Materialism Is a Problem for Atheism

Allsaints Spitalfields clothing store - Chicago

I think atheism is forever welded to materialism. This is sad for the intellectual atheist, since this creates intractable problems caused by certain stubborn, recalcitrant facts about our world. This is not sad for the Facebook atheist, since they have little or no understanding of such things, and have become "atheists" either out of emotions (e.g., hurt by some Christians), the bandwagon effect championed by intellectually dishonest slogans (such as, "An atheist is someone who just worships one fewer God than a Christian does"), or false reasoning (e.g., unbiblical fundamentalist readings of the Bible; Dawkins' The God Delusion, and so on). So, in their ignorance, they remain happy.

I think about these kind of things, a lot. What provoked me today is that I picked up my copy of The Waning of Materialism, by University of Texas philosopher Robert Koons and Yale University professor of philosophy George Bealer.

Historically, materialism is the "reductionist position that mental properties are identical to - and in that sense are nothing but - physical properties." That is, reality is only physical, without remainder. With this historical core explained, Koons and Bealer state the variations on Core Materialism.

What especially recaptured my attention today is their long list of very well-known and esteemed philosophers who either reject materialism or have significant doubts as to its intellectual stability.
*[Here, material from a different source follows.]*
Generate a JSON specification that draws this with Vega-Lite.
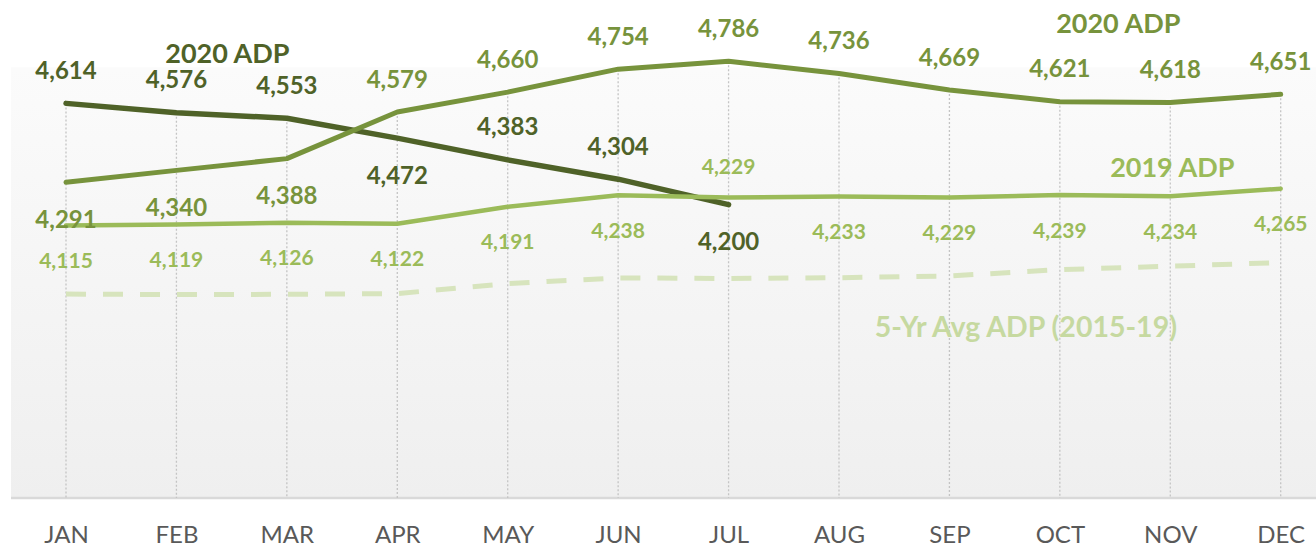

Koons and Bealer received permission from each one of them (if still living) to print their names, affirming their rejection of materialism or their doubting its stability. They are, in historical order:
  • Bertrand Russell
  • Rudolph Carnap
  • Alonzo Church
  • Kurt Gödel
  • Nelson Goodman
  • Paul Grice
  • Stuart Hampshire
  • Roderick Chisholm
  • Benson Mates
  • Peter Strawson
  • Hilary Putnam (who died a week ago [3/14/16], and whom philosopher Martha Nussbaum here calls "a person of unsurpassed brilliance" and "one of the giants of our nation")
  • John Searle
  • Jerrold Katz
  • Alvin Plantinga
  • Charles Parsons
  • Jaegwon Kim
  • George Myro
  • Thomas Nagel
  • Robert Adams
  • Hugh Mellor
  • Saul Kripke
  • Eli Hirsch
  • Ernest Sosa
  • Stephen Schiffer
  • Bas van Frassen
  • John McDowell
  • Peter Unger
  • Derek Parfit
  • Crispin Wright
  • Laurence BonJour
  • Michael Jubien
  • Nancy Cartwright
  • Bob Hale
  • Kit Fine
  • Tyler Burge
  • Terence Horgan
  • Colin McGinn
  • Robert Brandom
  • Nathan Salmon
  • Joseph Levine
  • Timothy Williamson
  • Mark Johnson
  • Paul Boghossian
  • Stephen Yablo
  • Joseph Almong
  • Keith DeRose
  • Tim Crane
  • John Hawthorne
  • Richard Heck
  • David Chalmers
Koons and Blealer write: "An examination of the major philosophers active in this period reveals that a majority, or something approaching a majority, either rejected materialism or had serious and specific doubts about its ultimate viability... Materialism has plainly not achieved hegemony when it comes to philosophers of this high caliber." (Op. cit., ix-x.)